The Reserve Bank of India (RBI) in its latest report based on abridged financial results of listed non-government non-financial companies, stated that aggregate sales growth of the listed private companies slowed down to 0.1 percent in the first quarter of 2016-17 year-on-year bases, due to contraction in sales of manufacturing and services (other than IT) sector. RBI said that this resulted in a slowdown in operating profit at the aggregate level.

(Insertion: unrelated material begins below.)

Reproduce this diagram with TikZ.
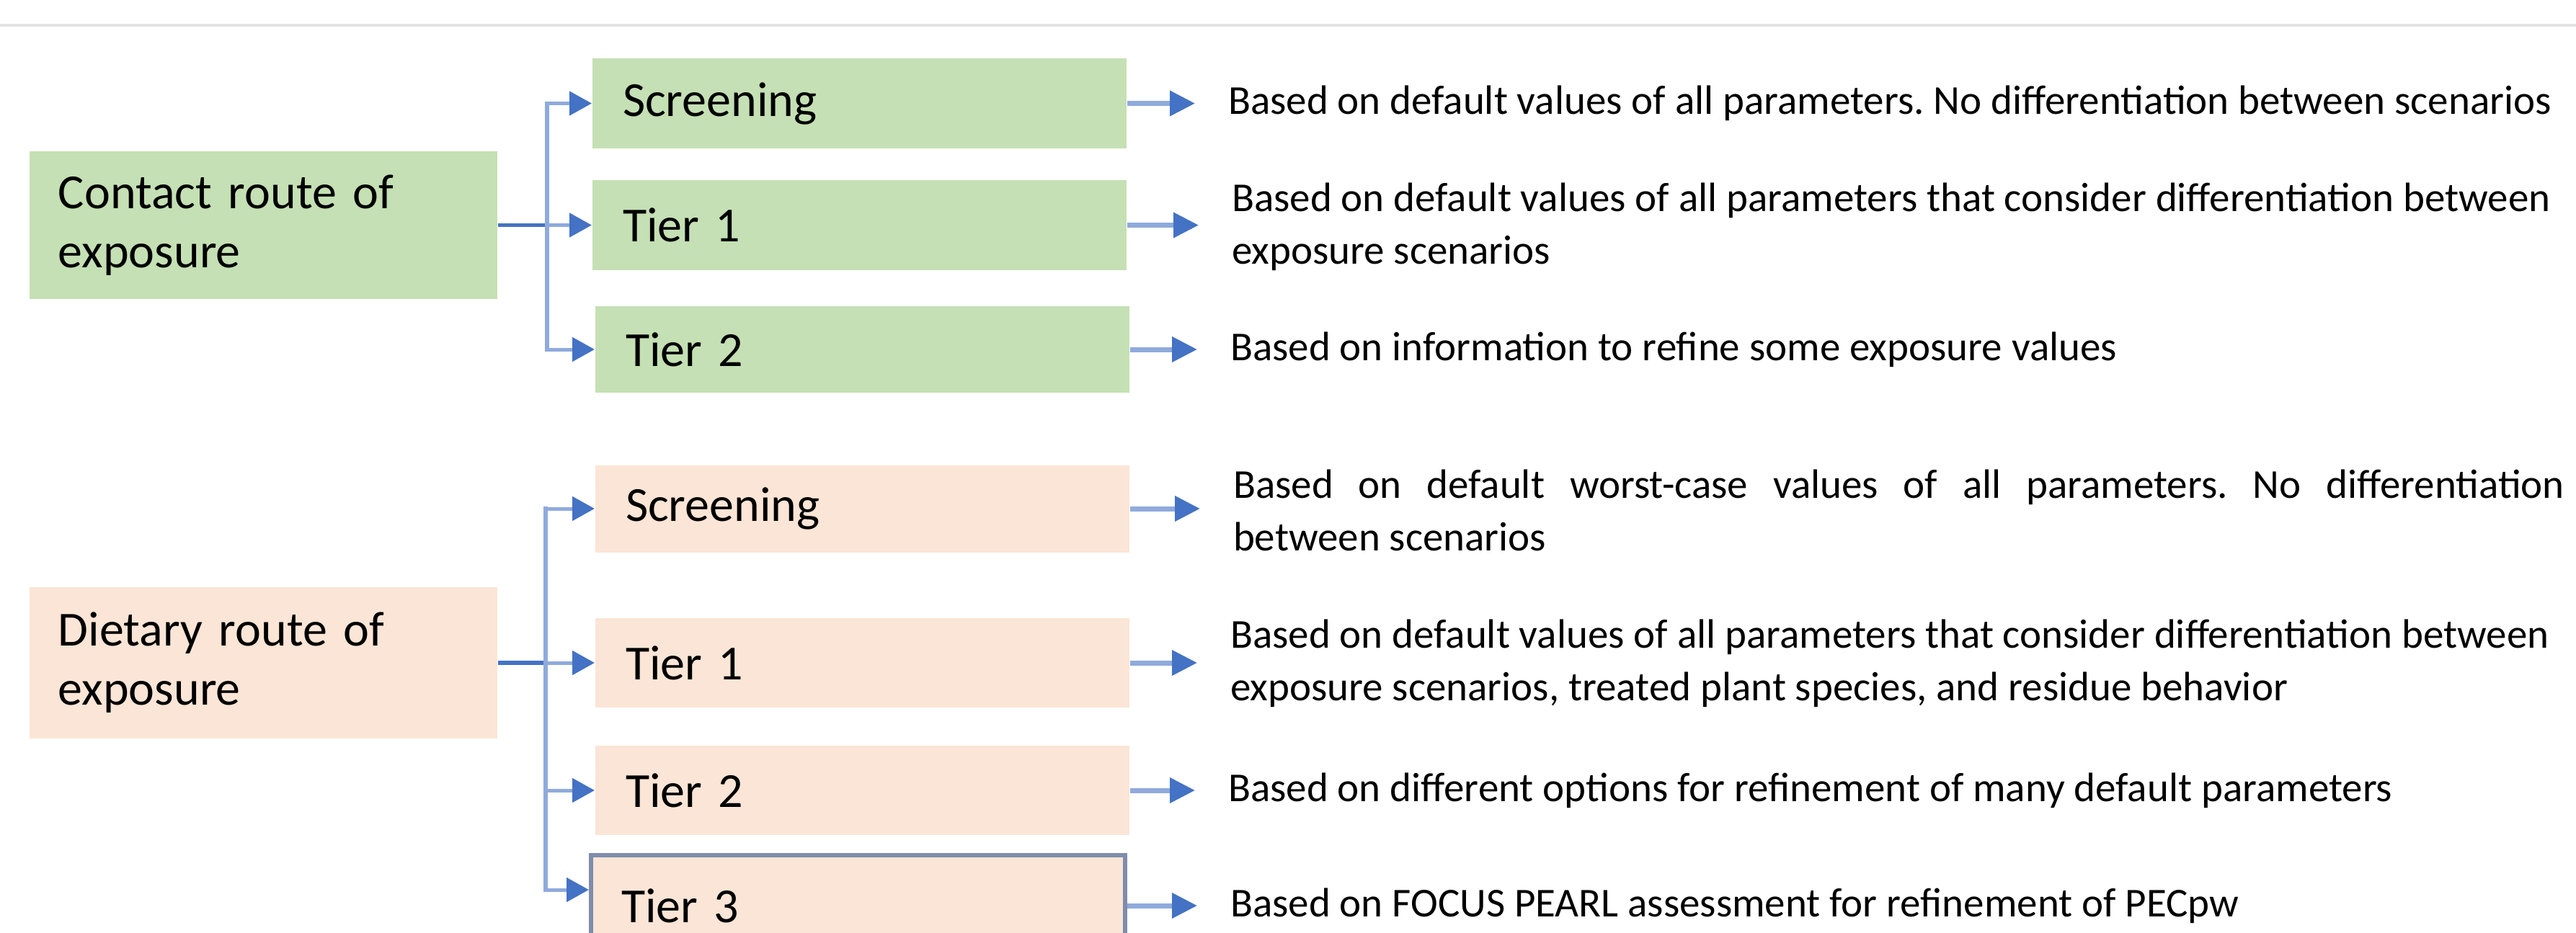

The data which is based on abridged financial results for Q1 FY17 of 2,775 listed non-government non-financial companies, stated that Net profit growth at the aggregate level declined to 11.2 percent in Q1 FY17 from 16.4 percent in Q4 FY16. Sector wise net profit decelerated significantly for the IT sector companies and contracted substantially for the services (other than IT) sector, while improved for the manufacturing sector. At the aggregate level, operating profit decelerated to 9.6 percent in Q1 FY17 from 16.8 percent in Q4 FY16. For the manufacturing sector, growth in operating profit in Q1 FY17 was almost similar to that of the previous quarter. However, it recorded a sharp deceleration for both services sector (other than IT) and the IT sector.
Further, at the aggregate level and in the manufacturing sector, contraction in raw material expenses slowed down, while the services (other than IT) sector recorded a steeper contraction. Year-on-Year growth in interest expenses moderated at the aggregate level. Within the services (other than IT) sector, the ‘Telecommunications’ industry continued to record high growth in interest expenses. Pricing power measured by operating profit margin increased in Q1 FY17 as compared with the previous quarter at the aggregate level and the manufacturing sector. However, it declined for the services sector (other than IT) and remained at similar levels for the IT sector.